# START OF DATASET RECORDS

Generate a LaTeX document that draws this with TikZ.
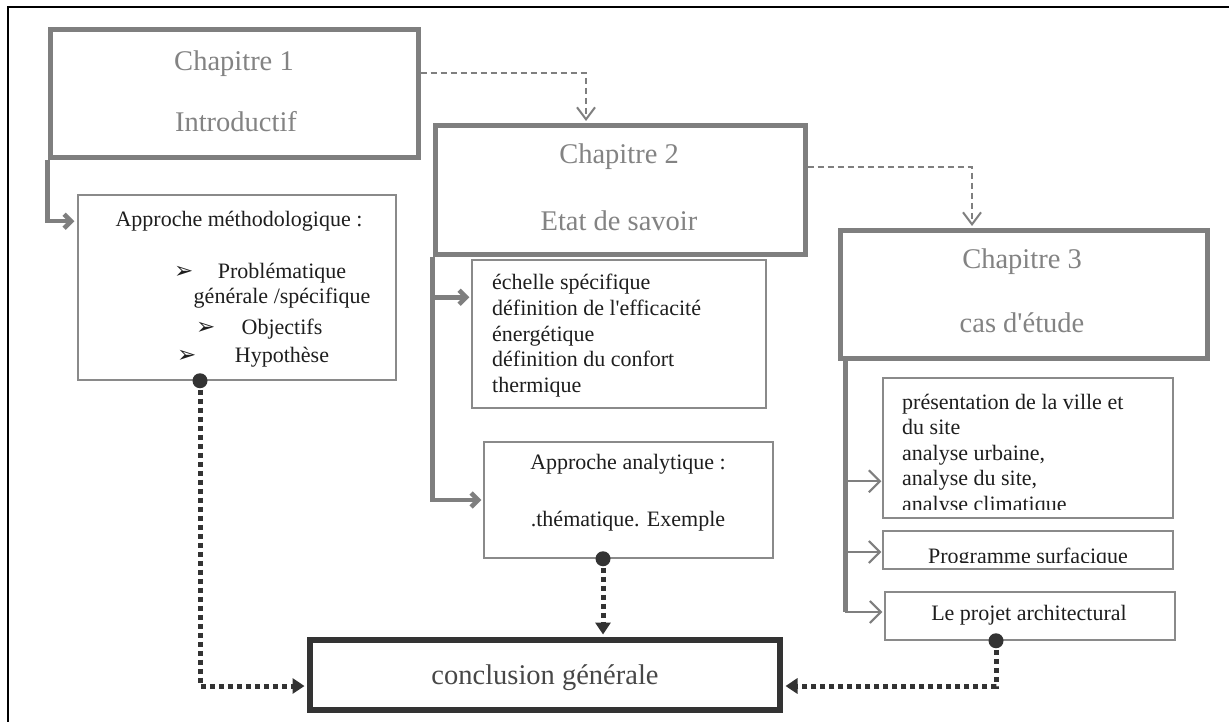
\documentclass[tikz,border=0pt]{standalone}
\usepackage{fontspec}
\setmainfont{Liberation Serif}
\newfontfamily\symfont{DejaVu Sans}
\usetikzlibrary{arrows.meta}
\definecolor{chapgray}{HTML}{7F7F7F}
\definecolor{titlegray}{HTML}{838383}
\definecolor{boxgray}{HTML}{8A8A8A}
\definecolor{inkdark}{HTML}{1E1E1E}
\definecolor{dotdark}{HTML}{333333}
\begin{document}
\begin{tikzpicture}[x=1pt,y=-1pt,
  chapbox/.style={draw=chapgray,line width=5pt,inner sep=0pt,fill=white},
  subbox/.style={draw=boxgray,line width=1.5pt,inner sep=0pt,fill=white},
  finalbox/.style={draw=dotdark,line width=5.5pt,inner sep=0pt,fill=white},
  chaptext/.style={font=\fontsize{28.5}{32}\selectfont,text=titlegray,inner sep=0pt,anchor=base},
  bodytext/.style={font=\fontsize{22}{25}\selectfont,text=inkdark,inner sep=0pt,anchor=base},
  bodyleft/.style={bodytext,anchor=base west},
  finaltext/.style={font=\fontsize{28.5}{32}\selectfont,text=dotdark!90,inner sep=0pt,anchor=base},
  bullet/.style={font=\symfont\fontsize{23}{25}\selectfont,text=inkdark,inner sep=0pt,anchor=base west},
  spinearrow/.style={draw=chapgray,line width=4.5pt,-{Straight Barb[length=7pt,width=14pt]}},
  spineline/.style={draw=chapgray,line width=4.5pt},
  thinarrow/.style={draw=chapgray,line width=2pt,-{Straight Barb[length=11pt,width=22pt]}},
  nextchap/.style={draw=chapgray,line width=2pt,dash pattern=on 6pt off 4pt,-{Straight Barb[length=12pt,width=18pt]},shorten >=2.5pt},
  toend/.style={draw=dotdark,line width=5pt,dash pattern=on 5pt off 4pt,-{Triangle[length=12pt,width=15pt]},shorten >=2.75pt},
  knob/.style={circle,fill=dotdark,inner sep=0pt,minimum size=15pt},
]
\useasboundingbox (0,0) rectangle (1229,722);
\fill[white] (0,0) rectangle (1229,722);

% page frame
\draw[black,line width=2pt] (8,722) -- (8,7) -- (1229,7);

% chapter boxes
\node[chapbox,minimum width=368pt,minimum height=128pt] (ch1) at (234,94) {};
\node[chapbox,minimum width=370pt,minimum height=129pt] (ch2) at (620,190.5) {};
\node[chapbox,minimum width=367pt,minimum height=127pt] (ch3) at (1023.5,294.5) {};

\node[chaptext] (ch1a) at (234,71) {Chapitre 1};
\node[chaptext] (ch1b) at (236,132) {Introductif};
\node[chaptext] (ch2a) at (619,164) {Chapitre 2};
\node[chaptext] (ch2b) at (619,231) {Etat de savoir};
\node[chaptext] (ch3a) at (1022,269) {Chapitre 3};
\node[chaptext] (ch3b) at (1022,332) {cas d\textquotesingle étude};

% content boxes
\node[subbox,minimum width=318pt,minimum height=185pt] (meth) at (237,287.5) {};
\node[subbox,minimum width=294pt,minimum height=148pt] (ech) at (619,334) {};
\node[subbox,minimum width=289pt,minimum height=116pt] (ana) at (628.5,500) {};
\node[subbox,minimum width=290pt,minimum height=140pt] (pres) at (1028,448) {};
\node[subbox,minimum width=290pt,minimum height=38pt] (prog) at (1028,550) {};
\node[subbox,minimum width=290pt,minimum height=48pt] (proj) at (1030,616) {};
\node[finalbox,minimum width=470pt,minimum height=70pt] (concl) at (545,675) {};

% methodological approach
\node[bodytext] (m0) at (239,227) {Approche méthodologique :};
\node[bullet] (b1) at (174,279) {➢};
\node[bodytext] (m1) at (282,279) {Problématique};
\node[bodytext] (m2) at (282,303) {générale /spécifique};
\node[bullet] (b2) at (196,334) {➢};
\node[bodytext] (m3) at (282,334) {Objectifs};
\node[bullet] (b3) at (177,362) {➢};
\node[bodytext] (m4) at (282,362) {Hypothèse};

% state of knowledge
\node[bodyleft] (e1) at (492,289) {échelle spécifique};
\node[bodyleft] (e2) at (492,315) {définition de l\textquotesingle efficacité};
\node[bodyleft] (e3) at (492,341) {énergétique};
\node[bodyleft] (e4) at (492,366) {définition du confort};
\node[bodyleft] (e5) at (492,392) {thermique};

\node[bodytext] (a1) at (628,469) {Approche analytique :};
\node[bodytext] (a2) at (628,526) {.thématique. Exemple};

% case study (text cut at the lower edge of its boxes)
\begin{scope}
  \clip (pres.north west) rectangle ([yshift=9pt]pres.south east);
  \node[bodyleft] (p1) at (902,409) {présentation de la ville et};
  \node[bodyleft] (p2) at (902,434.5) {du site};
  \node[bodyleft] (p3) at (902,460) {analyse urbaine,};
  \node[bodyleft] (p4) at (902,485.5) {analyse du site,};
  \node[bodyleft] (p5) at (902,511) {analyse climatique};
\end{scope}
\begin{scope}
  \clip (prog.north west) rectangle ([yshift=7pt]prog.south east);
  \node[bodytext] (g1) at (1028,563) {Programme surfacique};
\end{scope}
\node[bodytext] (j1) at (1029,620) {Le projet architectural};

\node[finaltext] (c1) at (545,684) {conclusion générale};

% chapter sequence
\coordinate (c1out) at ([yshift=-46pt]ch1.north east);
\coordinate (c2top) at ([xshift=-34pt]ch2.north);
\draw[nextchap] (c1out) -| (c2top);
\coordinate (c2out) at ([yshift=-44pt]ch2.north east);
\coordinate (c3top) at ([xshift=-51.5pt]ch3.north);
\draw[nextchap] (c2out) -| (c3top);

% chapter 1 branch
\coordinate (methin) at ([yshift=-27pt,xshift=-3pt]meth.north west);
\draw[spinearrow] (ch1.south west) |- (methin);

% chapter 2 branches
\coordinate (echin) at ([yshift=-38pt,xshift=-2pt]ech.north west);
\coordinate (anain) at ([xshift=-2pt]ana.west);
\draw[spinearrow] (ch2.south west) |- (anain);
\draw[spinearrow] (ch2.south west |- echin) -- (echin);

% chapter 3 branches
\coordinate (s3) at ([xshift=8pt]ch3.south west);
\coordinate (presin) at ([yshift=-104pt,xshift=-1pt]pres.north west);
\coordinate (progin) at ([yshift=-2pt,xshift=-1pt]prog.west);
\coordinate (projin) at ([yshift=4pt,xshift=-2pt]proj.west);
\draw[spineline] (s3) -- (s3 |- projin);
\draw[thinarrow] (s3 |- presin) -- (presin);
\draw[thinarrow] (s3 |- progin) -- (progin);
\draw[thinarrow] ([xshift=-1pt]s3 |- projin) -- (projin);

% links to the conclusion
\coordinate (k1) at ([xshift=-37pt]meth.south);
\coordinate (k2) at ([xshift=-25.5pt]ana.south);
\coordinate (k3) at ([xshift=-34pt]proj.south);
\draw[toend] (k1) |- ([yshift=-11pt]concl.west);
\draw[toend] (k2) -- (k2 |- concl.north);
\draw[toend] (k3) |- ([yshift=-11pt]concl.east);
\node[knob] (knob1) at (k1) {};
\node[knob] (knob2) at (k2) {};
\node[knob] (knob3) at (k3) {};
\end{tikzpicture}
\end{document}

# END OF DATASET RECORDS
# START OF DATASET RECORDS

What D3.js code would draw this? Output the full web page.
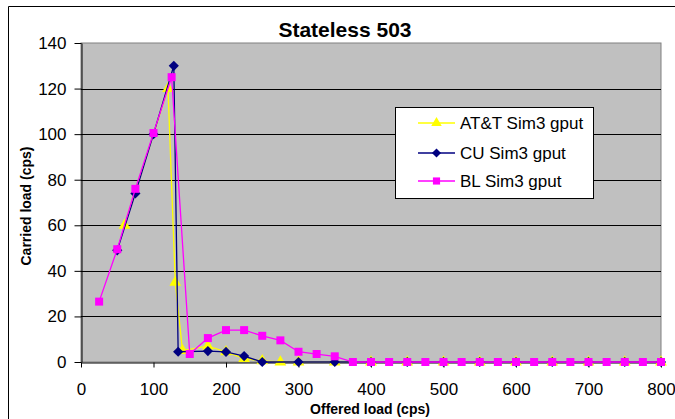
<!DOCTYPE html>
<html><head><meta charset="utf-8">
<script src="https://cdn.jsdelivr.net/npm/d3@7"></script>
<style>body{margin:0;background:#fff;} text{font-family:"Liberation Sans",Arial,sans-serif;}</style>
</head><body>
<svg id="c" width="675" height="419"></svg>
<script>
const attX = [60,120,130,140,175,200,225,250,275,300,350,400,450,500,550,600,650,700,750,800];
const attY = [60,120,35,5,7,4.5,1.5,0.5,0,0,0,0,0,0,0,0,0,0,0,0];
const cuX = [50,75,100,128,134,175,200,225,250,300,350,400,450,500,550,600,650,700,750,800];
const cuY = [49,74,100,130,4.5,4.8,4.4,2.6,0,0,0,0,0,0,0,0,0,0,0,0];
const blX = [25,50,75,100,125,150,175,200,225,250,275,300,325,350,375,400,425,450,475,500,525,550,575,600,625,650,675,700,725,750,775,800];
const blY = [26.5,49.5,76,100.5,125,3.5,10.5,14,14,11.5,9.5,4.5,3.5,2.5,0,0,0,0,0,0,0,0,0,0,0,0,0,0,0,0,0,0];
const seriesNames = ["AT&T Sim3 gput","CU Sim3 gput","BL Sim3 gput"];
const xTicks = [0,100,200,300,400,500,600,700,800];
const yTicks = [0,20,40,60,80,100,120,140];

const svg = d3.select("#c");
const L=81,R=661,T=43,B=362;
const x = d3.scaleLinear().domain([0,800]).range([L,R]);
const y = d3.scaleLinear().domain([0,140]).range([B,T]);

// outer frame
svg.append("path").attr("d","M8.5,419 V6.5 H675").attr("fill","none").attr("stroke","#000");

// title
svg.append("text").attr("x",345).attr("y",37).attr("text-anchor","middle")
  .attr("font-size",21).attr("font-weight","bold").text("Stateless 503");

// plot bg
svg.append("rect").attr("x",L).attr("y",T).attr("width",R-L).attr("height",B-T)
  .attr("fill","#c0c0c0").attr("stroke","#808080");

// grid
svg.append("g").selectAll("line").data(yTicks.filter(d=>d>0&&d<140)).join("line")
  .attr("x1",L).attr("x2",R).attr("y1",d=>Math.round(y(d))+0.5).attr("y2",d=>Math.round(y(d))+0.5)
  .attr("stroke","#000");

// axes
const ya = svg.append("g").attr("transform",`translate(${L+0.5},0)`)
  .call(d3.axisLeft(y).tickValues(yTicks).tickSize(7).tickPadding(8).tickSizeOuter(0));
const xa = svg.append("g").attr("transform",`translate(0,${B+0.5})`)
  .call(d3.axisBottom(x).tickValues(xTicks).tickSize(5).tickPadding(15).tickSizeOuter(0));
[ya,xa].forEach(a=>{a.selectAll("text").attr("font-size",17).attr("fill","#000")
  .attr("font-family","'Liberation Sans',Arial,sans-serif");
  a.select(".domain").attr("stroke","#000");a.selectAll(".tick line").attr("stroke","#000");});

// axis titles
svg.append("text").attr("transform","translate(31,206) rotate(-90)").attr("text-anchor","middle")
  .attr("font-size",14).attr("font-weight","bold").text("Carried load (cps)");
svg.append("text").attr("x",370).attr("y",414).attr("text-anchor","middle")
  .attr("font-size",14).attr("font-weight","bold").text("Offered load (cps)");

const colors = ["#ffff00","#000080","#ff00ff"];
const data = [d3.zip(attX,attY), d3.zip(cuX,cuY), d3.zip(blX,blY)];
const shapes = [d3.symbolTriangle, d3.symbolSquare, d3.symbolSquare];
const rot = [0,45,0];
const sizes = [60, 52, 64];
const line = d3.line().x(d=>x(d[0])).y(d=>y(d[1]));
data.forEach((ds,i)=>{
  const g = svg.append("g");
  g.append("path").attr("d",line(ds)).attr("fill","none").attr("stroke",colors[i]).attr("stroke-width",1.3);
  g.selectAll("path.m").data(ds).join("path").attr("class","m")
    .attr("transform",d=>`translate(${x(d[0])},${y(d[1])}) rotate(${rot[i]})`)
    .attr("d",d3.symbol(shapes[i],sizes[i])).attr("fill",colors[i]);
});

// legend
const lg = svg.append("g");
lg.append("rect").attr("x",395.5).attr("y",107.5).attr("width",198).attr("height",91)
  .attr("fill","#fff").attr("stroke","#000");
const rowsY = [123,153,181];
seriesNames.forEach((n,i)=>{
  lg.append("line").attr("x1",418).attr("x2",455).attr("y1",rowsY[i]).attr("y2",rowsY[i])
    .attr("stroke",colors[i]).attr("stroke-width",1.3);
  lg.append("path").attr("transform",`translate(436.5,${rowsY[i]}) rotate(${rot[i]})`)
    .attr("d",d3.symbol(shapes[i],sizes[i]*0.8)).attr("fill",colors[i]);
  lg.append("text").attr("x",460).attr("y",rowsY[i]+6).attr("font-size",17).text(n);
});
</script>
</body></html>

# END OF DATASET RECORDS
# START OF DATASET RECORDS

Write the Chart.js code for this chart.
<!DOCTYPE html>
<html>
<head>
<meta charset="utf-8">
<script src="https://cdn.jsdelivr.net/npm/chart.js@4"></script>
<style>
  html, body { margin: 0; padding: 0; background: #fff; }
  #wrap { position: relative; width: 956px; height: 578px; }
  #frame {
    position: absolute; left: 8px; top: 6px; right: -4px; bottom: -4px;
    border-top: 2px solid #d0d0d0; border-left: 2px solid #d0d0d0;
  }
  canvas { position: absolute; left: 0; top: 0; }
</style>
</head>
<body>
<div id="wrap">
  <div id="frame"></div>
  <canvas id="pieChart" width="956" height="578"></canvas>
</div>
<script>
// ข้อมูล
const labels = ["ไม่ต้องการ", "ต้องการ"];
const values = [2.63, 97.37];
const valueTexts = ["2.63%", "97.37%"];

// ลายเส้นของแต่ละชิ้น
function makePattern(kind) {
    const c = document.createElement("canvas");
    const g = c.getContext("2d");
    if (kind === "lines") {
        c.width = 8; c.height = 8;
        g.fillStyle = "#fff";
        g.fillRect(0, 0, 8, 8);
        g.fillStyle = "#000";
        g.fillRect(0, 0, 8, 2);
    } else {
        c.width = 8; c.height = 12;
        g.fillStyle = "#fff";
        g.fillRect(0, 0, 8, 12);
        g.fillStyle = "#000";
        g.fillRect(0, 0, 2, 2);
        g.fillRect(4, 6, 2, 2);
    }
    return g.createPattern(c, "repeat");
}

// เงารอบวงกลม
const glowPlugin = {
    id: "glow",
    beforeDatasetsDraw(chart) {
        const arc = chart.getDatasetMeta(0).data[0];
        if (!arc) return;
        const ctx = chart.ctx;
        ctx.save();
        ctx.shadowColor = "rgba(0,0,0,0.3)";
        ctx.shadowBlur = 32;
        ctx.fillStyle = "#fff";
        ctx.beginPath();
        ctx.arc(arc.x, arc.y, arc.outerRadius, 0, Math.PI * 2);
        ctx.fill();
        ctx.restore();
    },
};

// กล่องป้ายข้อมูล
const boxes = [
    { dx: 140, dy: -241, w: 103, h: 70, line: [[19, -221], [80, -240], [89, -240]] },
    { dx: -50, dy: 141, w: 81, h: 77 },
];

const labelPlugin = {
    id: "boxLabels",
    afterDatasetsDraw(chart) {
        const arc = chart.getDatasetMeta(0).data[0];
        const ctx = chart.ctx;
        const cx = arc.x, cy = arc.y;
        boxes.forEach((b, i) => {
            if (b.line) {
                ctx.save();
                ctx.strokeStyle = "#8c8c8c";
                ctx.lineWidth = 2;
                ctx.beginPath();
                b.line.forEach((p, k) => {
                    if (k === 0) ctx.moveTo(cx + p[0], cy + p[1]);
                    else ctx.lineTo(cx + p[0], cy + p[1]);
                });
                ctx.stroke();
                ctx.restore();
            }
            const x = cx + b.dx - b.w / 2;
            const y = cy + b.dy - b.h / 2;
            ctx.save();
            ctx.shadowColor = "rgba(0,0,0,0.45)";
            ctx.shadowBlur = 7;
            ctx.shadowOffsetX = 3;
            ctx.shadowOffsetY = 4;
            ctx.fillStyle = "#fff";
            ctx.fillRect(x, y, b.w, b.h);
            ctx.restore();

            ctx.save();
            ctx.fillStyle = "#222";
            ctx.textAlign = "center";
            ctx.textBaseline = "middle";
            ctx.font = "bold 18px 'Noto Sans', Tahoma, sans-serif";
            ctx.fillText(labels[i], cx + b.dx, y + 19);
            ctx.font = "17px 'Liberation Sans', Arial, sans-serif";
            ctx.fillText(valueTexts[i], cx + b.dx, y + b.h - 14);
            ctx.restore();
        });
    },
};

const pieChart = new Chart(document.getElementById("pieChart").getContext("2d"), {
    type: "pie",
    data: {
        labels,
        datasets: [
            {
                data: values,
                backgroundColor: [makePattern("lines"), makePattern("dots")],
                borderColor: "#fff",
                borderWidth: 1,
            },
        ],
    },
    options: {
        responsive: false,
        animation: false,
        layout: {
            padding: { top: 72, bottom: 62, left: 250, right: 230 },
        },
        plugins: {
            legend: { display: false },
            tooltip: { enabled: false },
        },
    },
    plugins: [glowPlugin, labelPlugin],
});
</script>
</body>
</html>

# END OF DATASET RECORDS

SHORT TASK >> Among the records above, locate the line containing "Generate a LaTeX" and the line containing "(8,7) -- (1229,7);", then transcribe exactly the lines starting at the first and ending at the second, with no pictures.

RESULT OF THE TASK >>
Generate a LaTeX document that draws this with TikZ.
\documentclass[tikz,border=0pt]{standalone}
\usepackage{fontspec}
\setmainfont{Liberation Serif}
\newfontfamily\symfont{DejaVu Sans}
\usetikzlibrary{arrows.meta}
\definecolor{chapgray}{HTML}{7F7F7F}
\definecolor{titlegray}{HTML}{838383}
\definecolor{boxgray}{HTML}{8A8A8A}
\definecolor{inkdark}{HTML}{1E1E1E}
\definecolor{dotdark}{HTML}{333333}
\begin{document}
\begin{tikzpicture}[x=1pt,y=-1pt,
  chapbox/.style={draw=chapgray,line width=5pt,inner sep=0pt,fill=white},
  subbox/.style={draw=boxgray,line width=1.5pt,inner sep=0pt,fill=white},
  finalbox/.style={draw=dotdark,line width=5.5pt,inner sep=0pt,fill=white},
  chaptext/.style={font=\fontsize{28.5}{32}\selectfont,text=titlegray,inner sep=0pt,anchor=base},
  bodytext/.style={font=\fontsize{22}{25}\selectfont,text=inkdark,inner sep=0pt,anchor=base},
  bodyleft/.style={bodytext,anchor=base west},
  finaltext/.style={font=\fontsize{28.5}{32}\selectfont,text=dotdark!90,inner sep=0pt,anchor=base},
  bullet/.style={font=\symfont\fontsize{23}{25}\selectfont,text=inkdark,inner sep=0pt,anchor=base west},
  spinearrow/.style={draw=chapgray,line width=4.5pt,-{Straight Barb[length=7pt,width=14pt]}},
  spineline/.style={draw=chapgray,line width=4.5pt},
  thinarrow/.style={draw=chapgray,line width=2pt,-{Straight Barb[length=11pt,width=22pt]}},
  nextchap/.style={draw=chapgray,line width=2pt,dash pattern=on 6pt off 4pt,-{Straight Barb[length=12pt,width=18pt]},shorten >=2.5pt},
  toend/.style={draw=dotdark,line width=5pt,dash pattern=on 5pt off 4pt,-{Triangle[length=12pt,width=15pt]},shorten >=2.75pt},
  knob/.style={circle,fill=dotdark,inner sep=0pt,minimum size=15pt},
]
\useasboundingbox (0,0) rectangle (1229,722);
\fill[white] (0,0) rectangle (1229,722);

% page frame
\draw[black,line width=2pt] (8,722) -- (8,7) -- (1229,7);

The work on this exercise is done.